The one movie Ron Howard holds closest to his heart: “A project I really cherish”
Every director should spend their career making movies that they’re interested and invested in, but relative to his peers, there aren’t too many Ron Howard films that can be called passion projects.
It’s not as if he was helming the Da Vinci Code trilogy, The Dilemma, Hillbilly Elegy, or Willow because of a deep-seated passion for the source material, which is one of the reasons why he exists in that odd space between a journeyman and auteur.
He’s a safe pair of hands who flits between genres at will, but he’s also a two-time Academy Award-winning filmmaker and one of the highest-grossing directors in cinema history, so he’s no hack. On the other hand, such a zig-zagging set of credits and a lack of style means he’s never managed to crack the elite tier among the Steven Spielbergs, Christopher Nolans, and James Camerons of the world.

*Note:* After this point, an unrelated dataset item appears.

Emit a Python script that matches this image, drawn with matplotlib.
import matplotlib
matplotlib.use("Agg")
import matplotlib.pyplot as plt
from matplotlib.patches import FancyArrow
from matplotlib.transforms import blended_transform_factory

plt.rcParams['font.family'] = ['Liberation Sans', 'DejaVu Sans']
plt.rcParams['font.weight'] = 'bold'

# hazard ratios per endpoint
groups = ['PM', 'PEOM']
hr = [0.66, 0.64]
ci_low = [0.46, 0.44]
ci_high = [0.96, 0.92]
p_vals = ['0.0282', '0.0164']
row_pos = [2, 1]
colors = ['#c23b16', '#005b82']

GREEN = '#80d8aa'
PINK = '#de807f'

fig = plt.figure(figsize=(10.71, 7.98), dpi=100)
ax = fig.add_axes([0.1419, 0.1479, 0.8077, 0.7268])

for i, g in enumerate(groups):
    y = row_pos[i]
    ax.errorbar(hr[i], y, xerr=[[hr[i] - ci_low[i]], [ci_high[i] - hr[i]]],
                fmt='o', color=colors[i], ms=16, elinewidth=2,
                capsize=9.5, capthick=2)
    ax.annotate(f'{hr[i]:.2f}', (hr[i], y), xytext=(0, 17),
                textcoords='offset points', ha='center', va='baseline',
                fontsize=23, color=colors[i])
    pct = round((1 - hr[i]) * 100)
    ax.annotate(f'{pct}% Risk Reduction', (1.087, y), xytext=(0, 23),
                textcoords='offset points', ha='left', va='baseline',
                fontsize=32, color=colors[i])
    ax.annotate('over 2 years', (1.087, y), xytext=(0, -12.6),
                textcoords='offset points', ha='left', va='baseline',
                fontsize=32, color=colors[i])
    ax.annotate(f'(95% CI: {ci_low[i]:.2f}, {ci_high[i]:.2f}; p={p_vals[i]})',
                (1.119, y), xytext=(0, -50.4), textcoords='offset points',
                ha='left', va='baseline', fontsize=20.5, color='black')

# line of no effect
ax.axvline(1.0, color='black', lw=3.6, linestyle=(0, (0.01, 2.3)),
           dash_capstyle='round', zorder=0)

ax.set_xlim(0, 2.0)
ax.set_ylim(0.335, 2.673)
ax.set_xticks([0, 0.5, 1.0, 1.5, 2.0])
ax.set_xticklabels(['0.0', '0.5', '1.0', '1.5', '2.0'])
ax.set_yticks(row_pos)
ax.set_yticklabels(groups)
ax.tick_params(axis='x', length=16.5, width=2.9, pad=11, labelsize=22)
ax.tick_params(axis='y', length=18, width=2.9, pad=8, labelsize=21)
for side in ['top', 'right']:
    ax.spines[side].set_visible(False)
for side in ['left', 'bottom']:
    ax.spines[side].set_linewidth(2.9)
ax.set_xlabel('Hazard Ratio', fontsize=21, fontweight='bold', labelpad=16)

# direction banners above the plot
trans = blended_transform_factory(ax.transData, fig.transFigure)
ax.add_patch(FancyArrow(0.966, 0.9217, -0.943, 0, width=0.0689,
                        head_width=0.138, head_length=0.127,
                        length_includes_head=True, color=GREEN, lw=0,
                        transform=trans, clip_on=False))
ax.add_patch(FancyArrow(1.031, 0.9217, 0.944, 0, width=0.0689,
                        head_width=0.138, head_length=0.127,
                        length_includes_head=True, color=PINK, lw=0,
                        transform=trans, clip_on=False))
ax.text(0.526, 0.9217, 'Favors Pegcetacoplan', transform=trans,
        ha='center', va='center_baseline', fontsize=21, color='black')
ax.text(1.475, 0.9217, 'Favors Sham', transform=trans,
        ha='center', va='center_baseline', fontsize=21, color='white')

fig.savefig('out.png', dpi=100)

That doesn’t mean he’s entirely passionless, though. Far and Away came straight from the heart, Ransom was inspired by a kidnapping threat made against his family, Apollo 13 was born from his obsession with the space race and cosmic exploration, and Cinderella Man fulfilled his desire to shoot something set in and around the Great Depression.
Howard is the kind of guy who’ll turn down the chance to helm a Star Wars movie when George Lucas asks him, but will nonetheless step into the breach when Kathleen Kennedy fires a flare into the air after booting the current incumbents from their position, so it’s hard to predict anything he’ll do next.
After co-writing his debut, Grand Theft Auto, another six movies would pass before he assumed another writing credit. That should be the first indication that he was more actively involved than merely being the person wielding the megaphone, with Howard using his own trials, tribulations, and travails as a thirtysomething family man to inspire him.
“Parenthood is a project that I really cherish,” he explained. “It’s a great memory. It was a great creative experience. To this day, it’s probably the most personal film or story that I’ve ever really been involved with. And so, it’s something that I hold near and dear.”
In the film, Steve Martin’s Gil Bruckman feels the pressure of overextending himself, with the father of three having a fourth on the way, while his teenage niece’s pregnancy, his other sister’s marital problems, and his wayward brother continue to compound the situation and push him ever closer to the brink.
It’s not entirely biographical, but when he was developing the picture, Howard was indeed a married man with young children and an all-consuming career, so he didn’t have to look too far to find inspiration. It’s been almost 40 years since Parenthood was released, and there hasn’t been another one of his films that he’s held closer to his heart, and he’s made over 20 of them since then.